De igual manera, cuando leo comentarios en Twitter sobre el fraude de Alvise, en los que se dice que «al menos lo ha reconocido, no como los socialistas» o que «cien mil euros no es nada comparado con lo que roban los socialistas» –o los comunistas, o los rojos, así, en general– mi cabeza intenta tranquilizarme diciéndome que se trata de bots. E imagino a gente que no tiene otro medio de ganarse la vida, gente tan necesitada que a contra corazón se dedica día a día a publicar idioteces malignas. Pero luego también me digo que podría tratarse de personas auténticas diciendo lo que de verdad piensan. Al fin y al cabo, ochocientos mil votantes apoyaron a alguien que es, a todas luces, un sinvergüenza sin escrúpulos. Y me deprimo toda la tarde.
29 de septiembre
Uno de los libros que estoy leyendo es Los íntimos, de Marta. Desde la primera página se reconoce en él su voz inconfundible, lo que es otra manera de decir «su mirada inconfundible». No es posible separar una de la otra. Y me doy cuenta de que siento envidia. Yo no tengo una voz inconfundible, de hecho, siempre he procurado no apegarme a ninguna. Si Pessoa anhelaba ser todas las personas en todas partes, yo he querido ser todos los escritores –y todas las escritoras–. El resultado es, quizá, que no he conseguido ser un escritor definido, encontrar un lugar propio desde el que crecer. En vez de ser todos soy nadie. O no sé quién soy: el hombre que habla o la marioneta a la que da voz; más bien, las marionetas. Hoy, quiero decir esta tarde, me pesa que sea así.
Como era previsible, se me ocurre un cuento de terror en el que el marionetista se da cuenta de que está disolviéndose en sus marionetas, que van cobrando vida mientras él la pierde.
Los íntimos es un libro valiente y a la vez cauteloso, tierno y feroz, desvalido y acorazado, barroco y sencillo, exhibicionista y pudoroso.
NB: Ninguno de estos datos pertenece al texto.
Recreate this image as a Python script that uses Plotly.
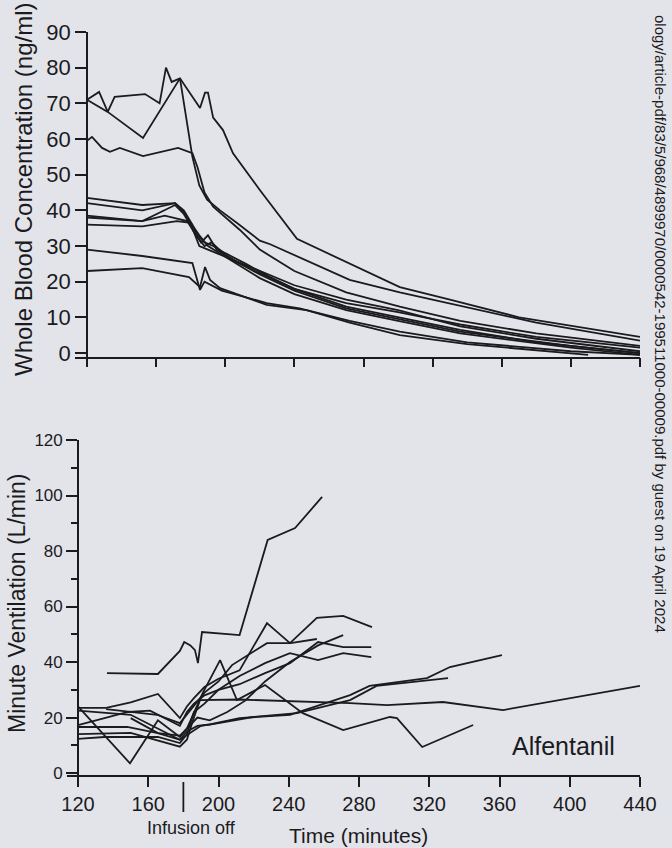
import plotly.graph_objects as go

# ---------------- Top panel: whole blood concentration (ng/ml) ----------------
conc_t_1 = [120, 132, 152.4, 173.8, 181, 185, 189.5, 197, 207, 220, 226, 272, 301, 324, 380, 440]
conc_v_1 = [71, 67.6, 60.3, 77, 55, 47, 43, 40, 36.4, 31.5, 30.5, 20.5, 17, 14.5, 8.5, 3.5]
conc_t_2 = [120, 127, 132, 136, 153.6, 162, 165.7, 169, 173.8, 185.4, 188.3, 190, 193, 198.7, 204.5, 212.6, 220, 241.5, 270, 301, 330, 370, 440]
conc_v_2 = [71, 73.2, 67.6, 71.8, 72.6, 70, 80, 76, 77, 68.7, 73, 73, 66, 62.5, 56, 50.5, 45.7, 32, 25.5, 18.5, 15, 10, 4.5]
conc_t_3 = [120, 122.9, 128.7, 133.3, 139, 152.4, 172.7, 181, 184, 188, 193, 200, 208.5, 220, 240, 270, 301, 336, 380, 440]
conc_v_3 = [59.5, 60.6, 57.5, 56.4, 57.5, 55.2, 57.5, 56, 52, 45, 41, 38, 34.5, 29, 23, 17, 13, 9, 5.5, 2]
conc_t_4 = [120, 152, 171, 176, 181, 184, 188, 193, 200, 212, 225, 240, 270, 300, 336, 380, 440]
conc_v_4 = [43.5, 41.5, 42, 40, 36, 33, 31, 30, 28, 25, 21.5, 18, 14, 11.5, 8, 4.5, 1.5]
conc_t_5 = [120, 152, 171, 177, 182, 186, 190, 195, 205, 220, 240, 270, 300, 336, 380, 440]
conc_v_5 = [42, 40, 42, 39, 34, 31, 33, 29, 26, 23, 19, 15, 12, 7.5, 4, 0.5]
conc_t_6 = [120, 152, 171, 176, 181, 185, 190, 200, 215, 240, 270, 300, 336, 380, 440]
conc_v_6 = [38.5, 37, 41.5, 39, 35, 30, 29, 27, 23.5, 18, 13, 10, 6.5, 3, 0]
conc_t_7 = [120, 152, 165, 178, 183, 188, 192, 200, 220, 240, 270, 300, 336, 400, 440]
conc_v_7 = [38, 37, 38.5, 37, 33, 30, 31, 27.5, 22, 17.5, 12.5, 9.5, 6, 2, 0]
conc_t_8 = [120, 152, 172, 180, 185, 190, 200, 220, 240, 270, 300, 336, 400, 440]
conc_v_8 = [36, 35.5, 37, 36.5, 33, 30, 27, 21, 16.5, 12, 9, 5.5, 1.5, -0.5]
conc_t_9 = [120, 152, 181, 185.4, 188, 192, 198, 224, 243, 272, 301, 340, 400, 440]
conc_v_9 = [29, 27.2, 25.2, 17.7, 20, 19, 17.5, 14, 12.5, 9, 6, 3, 0.5, -0.5]
conc_t_10 = [120, 152, 179, 185.4, 188.3, 191.2, 197, 224, 247, 272, 301, 340, 410]
conc_v_10 = [23, 23.8, 21.3, 18.5, 24.1, 20.5, 18.2, 13.5, 12, 8.5, 5, 2.5, -0.5]

conc_ticks = [0, 10, 20, 30, 40, 50, 60, 70, 80, 90]

# ---------------- Bottom panel: minute ventilation (L/min) ----------------
vent_t_1 = [136.5, 165.5, 178, 180.5, 184, 186.6, 188.3, 190.6, 212, 228, 243.6, 259]
vent_v_1 = [36, 35.7, 44, 47.2, 46, 44.3, 39.6, 50.8, 49.7, 84, 88.3, 99.5]
vent_t_2 = [120, 136, 150, 165.5, 178, 182, 186, 192, 200, 212, 227.6, 240.7, 256, 271, 287.4]
vent_v_2 = [23.5, 23.5, 25.5, 28.5, 19.8, 24, 27, 31, 34, 37, 54, 46.8, 55.9, 56.6, 52.6]
vent_t_3 = [136, 150, 165, 178, 182, 187, 192, 200, 207.7, 227.6, 241, 256]
vent_v_3 = [23, 22, 21, 18, 21, 25, 29, 33, 38.9, 46.8, 46.8, 48.3]
vent_t_4 = [120, 148.5, 161, 178, 182, 186, 192, 200, 212, 226.5, 240.7, 256.7, 271, 287]
vent_v_4 = [17.3, 22, 22.5, 17, 22, 25, 28, 30, 32, 36, 39.6, 47.2, 45.4, 45.4]
vent_t_5 = [120, 148, 165.5, 178, 182, 188, 195, 205, 215, 226.5, 240.7, 256.7, 271]
vent_v_5 = [16.6, 16.6, 14.4, 13.5, 16, 20, 19, 22, 26, 33, 40, 46, 49.7]
vent_t_6 = [120, 135, 165.5, 178, 182, 186, 192, 200, 212, 226.5, 240.7, 256.7, 271, 287]
vent_v_6 = [12.3, 13, 13, 10.8, 14, 22, 25, 30, 35, 39.6, 43.2, 40.7, 43.2, 41.8]
vent_t_7 = [120, 149.6, 165.5, 178, 182, 186, 191, 200.9, 210.5, 226.5, 248, 271, 297.6, 301.6, 316, 345]
vent_v_7 = [24, 3.5, 19, 13, 16, 22, 28.8, 40.7, 26.3, 31.7, 21.6, 15.5, 20.2, 19.8, 9.4, 17.3]
vent_t_8 = [120, 150, 178, 182, 186, 189.5, 212, 240, 274.9, 296, 327.8, 362, 440]
vent_v_8 = [14, 14.5, 9.5, 12, 20, 26.3, 26.5, 26, 25.2, 24.5, 25.6, 22.7, 31.4]
vent_t_9 = [150, 165.5, 178, 182, 188, 195, 212, 240.7, 274.9, 286, 318.7, 331.8, 361.4]
vent_v_9 = [19.8, 14.4, 12, 15, 17, 17.5, 19.8, 21, 28.1, 31.4, 34.2, 38.2, 42.5]
vent_t_10 = [120, 150, 178, 183, 190, 200, 219.6, 244.7, 274.9, 290, 330.7]
vent_v_10 = [22.5, 21, 12, 14, 17, 18, 20.2, 21.6, 26.3, 31.4, 34.2]

vent_ticks = [0, 20, 40, 60, 80, 100, 120]
time_ticks = [120, 160, 200, 240, 280, 320, 360, 400, 440]
infusion_off_time = 180

conc_series = [
    (conc_t_1, conc_v_1), (conc_t_2, conc_v_2), (conc_t_3, conc_v_3), (conc_t_4, conc_v_4),
    (conc_t_5, conc_v_5), (conc_t_6, conc_v_6), (conc_t_7, conc_v_7), (conc_t_8, conc_v_8),
    (conc_t_9, conc_v_9), (conc_t_10, conc_v_10),
]
vent_series = [
    (vent_t_1, vent_v_1), (vent_t_2, vent_v_2), (vent_t_3, vent_v_3), (vent_t_4, vent_v_4),
    (vent_t_5, vent_v_5), (vent_t_6, vent_v_6), (vent_t_7, vent_v_7), (vent_t_8, vent_v_8),
    (vent_t_9, vent_v_9), (vent_t_10, vent_v_10),
]

INK = "#1b1b1d"
BG = "#e3e4ea"
FONT = "Liberation Sans, Arial, Helvetica, sans-serif"
W, H = 672, 848
LW = 1.8

fig = go.Figure()
for t, v in conc_series:
    fig.add_trace(go.Scatter(x=t, y=v, mode="lines", xaxis="x", yaxis="y",
                             line=dict(color=INK, width=LW), showlegend=False, hoverinfo="skip"))
for t, v in vent_series:
    fig.add_trace(go.Scatter(x=t, y=v, mode="lines", xaxis="x2", yaxis="y2",
                             line=dict(color=INK, width=LW), showlegend=False, hoverinfo="skip"))

def px_x(p):
    return p / W

def px_y(p):
    return 1 - p / H

axis_common = dict(showline=True, linecolor=INK, linewidth=1.7, ticks="outside",
                   tickcolor=INK, tickwidth=1.7, showgrid=False, zeroline=False,
                   fixedrange=True)

fig.update_layout(
    width=W, height=H,
    margin=dict(l=0, r=0, t=0, b=0, autoexpand=False),
    paper_bgcolor=BG, plot_bgcolor="rgba(0,0,0,0)",
    font=dict(family=FONT, color=INK),
    xaxis=dict(axis_common, domain=[px_x(75), px_x(640)], range=[113.06, 440],
               anchor="y", tickvals=time_ticks, showticklabels=False, ticklen=9),
    yaxis=dict(axis_common, domain=[px_y(356.6), px_y(32)], range=[-1, 90],
               anchor="free", position=px_x(87), tickvals=conc_ticks, ticklen=11,
               tickfont=dict(size=22, family=FONT, color=INK)),
    xaxis2=dict(axis_common, domain=[px_x(67), px_x(640)], range=[113.74, 440],
                anchor="y2", tickvals=time_ticks, ticklen=10,
                tickfont=dict(size=20, family=FONT, color=INK)),
    yaxis2=dict(axis_common, domain=[px_y(775), px_y(440)], range=[-0.7, 120],
                anchor="free", position=px_x(78), tickvals=vent_ticks, ticklen=11,
                minor=dict(dtick=10, ticklen=6, tickwidth=1.7, tickcolor=INK, ticks="outside"),
                tickfont=dict(size=17, family=FONT, color=INK)),
)

# "Infusion off" marker below the time axis
fig.add_shape(type="line", xref="x2", yref="paper",
              x0=infusion_off_time, x1=infusion_off_time, y0=px_y(782), y1=px_y(812),
              line=dict(color=INK, width=1.8))

annotations = [
    dict(text="Whole Blood Concentration (ng/ml)", x=px_x(24), y=px_y(189), textangle=-90,
         font=dict(size=24)),
    dict(text="Minute Ventilation (L/min)", x=px_x(17), y=px_y(603), textangle=-90,
         font=dict(size=23)),
    dict(text="Time (minutes)", x=px_x(358), y=px_y(835), font=dict(size=21)),
    dict(text="Infusion off", x=px_x(191), y=px_y(828), font=dict(size=18)),
    dict(text="Alfentanil", x=px_x(563), y=px_y(746), font=dict(size=25)),
    dict(text="ology/article-pdf/83/5/968/4899970/0000542-199511000-00009.pdf by guest on 19 April 2024",
         x=px_x(661), y=px_y(324), textangle=90, font=dict(size=15)),
]
for a in annotations:
    a.update(xref="paper", yref="paper", showarrow=False, xanchor="center", yanchor="middle")
    a["font"].update(family=FONT, color=INK)
    fig.add_annotation(**a)

post = (
    "document.documentElement.style.margin='0';"
    "document.documentElement.style.overflow='hidden';"
    "document.body.style.margin='0';"
    "document.body.style.overflow='hidden';"
    "document.body.style.background='" + BG + "';"
    "var gd=document.getElementById('{plot_id}');"
    "gd.style.position='fixed';gd.style.left='0px';gd.style.top='0px';"
)
fig.write_html("out.html", config={"displayModeBar": False}, post_script=post)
De una honestidad punzante pero que también sabe presentarse bajo una luz favorecedora. Herida y máscara, disfraz y desnudo integral.
Alguien (¿fue Bernard Shaw?) escribió aquello de que querría ir al cielo por el clima, al infierno por la compañía. Suele decirlo gente que presume de transgresora, desobediente, original en su desafío de las convenciones. Yo, como no creo en el cielo ni en el infierno, he decidido que mientras viva quiero estar rodeado de gente buena. Lo demás es accesorio. Porque quienes cortejan la imagen de maldad suelen ser gente muy pesada, egocéntrica, que se siente por encima del resto. Suelen ser gente aburrida e irritante.
Y lo que a menudo no se entiende es que precisamente la gente buena es aquella que se rebela y transgrede, cuya conciencia no le permite someterse y adaptarse. Se me ocurren varios ejemplos de varias categorías, pero los nombres son indiferentes.
Mientras escribo estas menudencias, Israel bombardea el Líbano.
Una puerta en una pared no es solo una interrupción de la pared: abre un camino a otras estancias. Un cuadro no es la interrupción de una superficie de la realidad: abre un camino a más realidad. Un libro no es solo un volumen que ocupa una parte del espacio: crea espacio.
Mientra escribo estas menudencias, Irán bombardea Israel como respuesta a la agresión contra el Líbano. Y, como Kafka, nos vamos a nadar o, la versión moderna, tuiteamos nuestra impotencia.